Lifelisting can take many forms, as it is up to each individual what they "count" for their list and what they don't. Some birders will only count birds they see, while others might take a vocalization as evidence enough to add the species to their lifelist. In other cases, a birder might be in a group of people bird watching when only one person sees and identifies the bird, and the others may choose whether or not to add it to their list.

== Birding ==
There is some controversy surrounding the concept. As there is no way to prove one has seen every bird they claim to, the entire concept relies on the honor system. Some people may add birds they have "seen" on the internet or in film to life lists, though this is generally discouraged.

Some birders may hope to see every species of bird on earth. As bird species and entire taxa are reclassified, this goal becomes more challenging. For example, if a single species is reclassified as two distinct ones, or vice versa, this can retroactively affect a completed list. The first person to record over 8,000 species was birder Phoebe Snetsinger; due to the reclassification of taxa, her record has been revised to 8,398.

Electronic resources have made the keeping of life lists easier in the 21st century. The website eBird is a database in which users can enter their sightings and upload photos and audio recordings of birds they have seen. A user's profile will show the number of species they have seen. iNaturalist is a similar site where users can upload sightings and media, though unlike eBird, it allows a user to log many different animal and plant groups, as opposed to just birds.

== Other animals ==
Lifelists in fishing are more complicated compared to those in birding.
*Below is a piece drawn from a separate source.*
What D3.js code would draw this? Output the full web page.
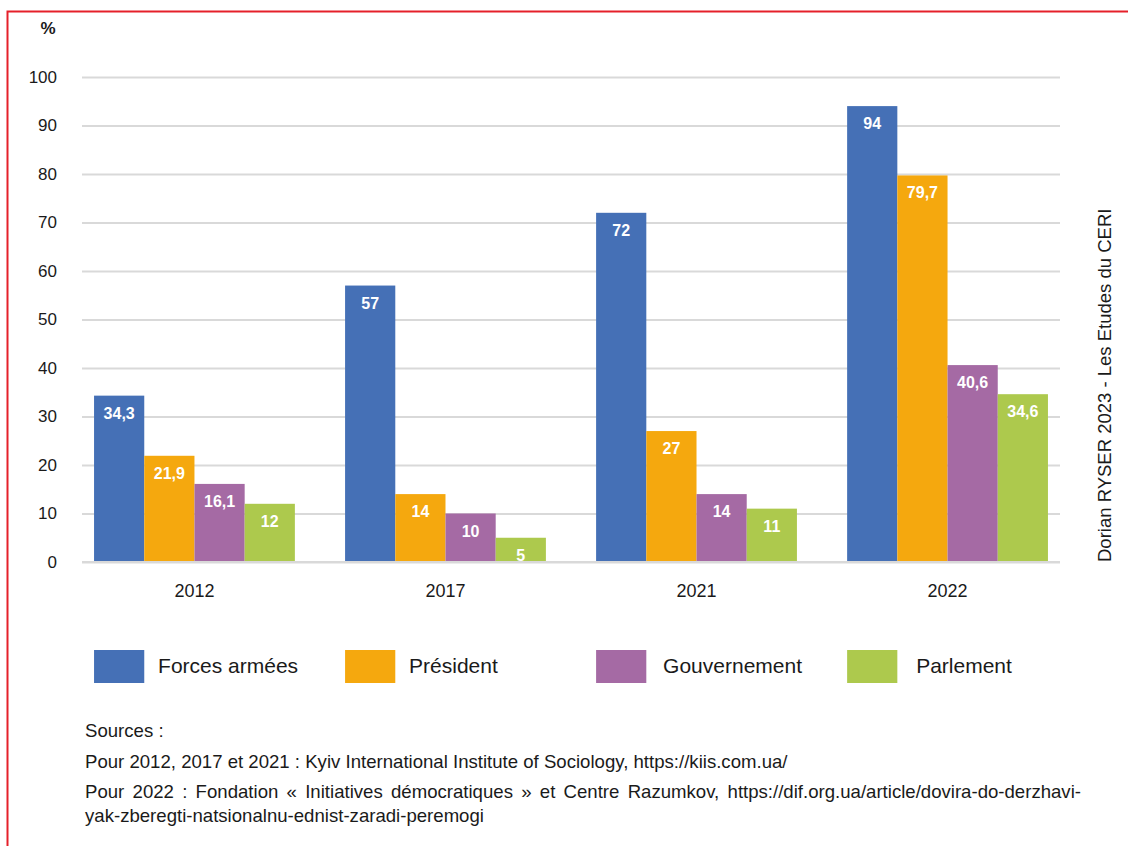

Since there are so many methods of fishing as opposed to the relative simplicity of birding, fishermen disagree what "counts" for their lifelist and what doesn't. Some fishermen will only count fish species that they caught on hook and line, where the hook is fair, and the fish visibly took the bait. Others are less strict, and some naturalists will even keep a lifelist with dipnets, or seines. The most popular form of lifelisting when it comes to fishing is called microfishing, where fishermen will use small hooks on rods lacking reels, targeting small species entirely by sight, often at night. This is particularly effective at building a large lifelist because there are a much greater number of species available to catch when you can target small fishes rather than just large game fish.

Other species that may be lifelisted include primates, fungi, plants, and insects.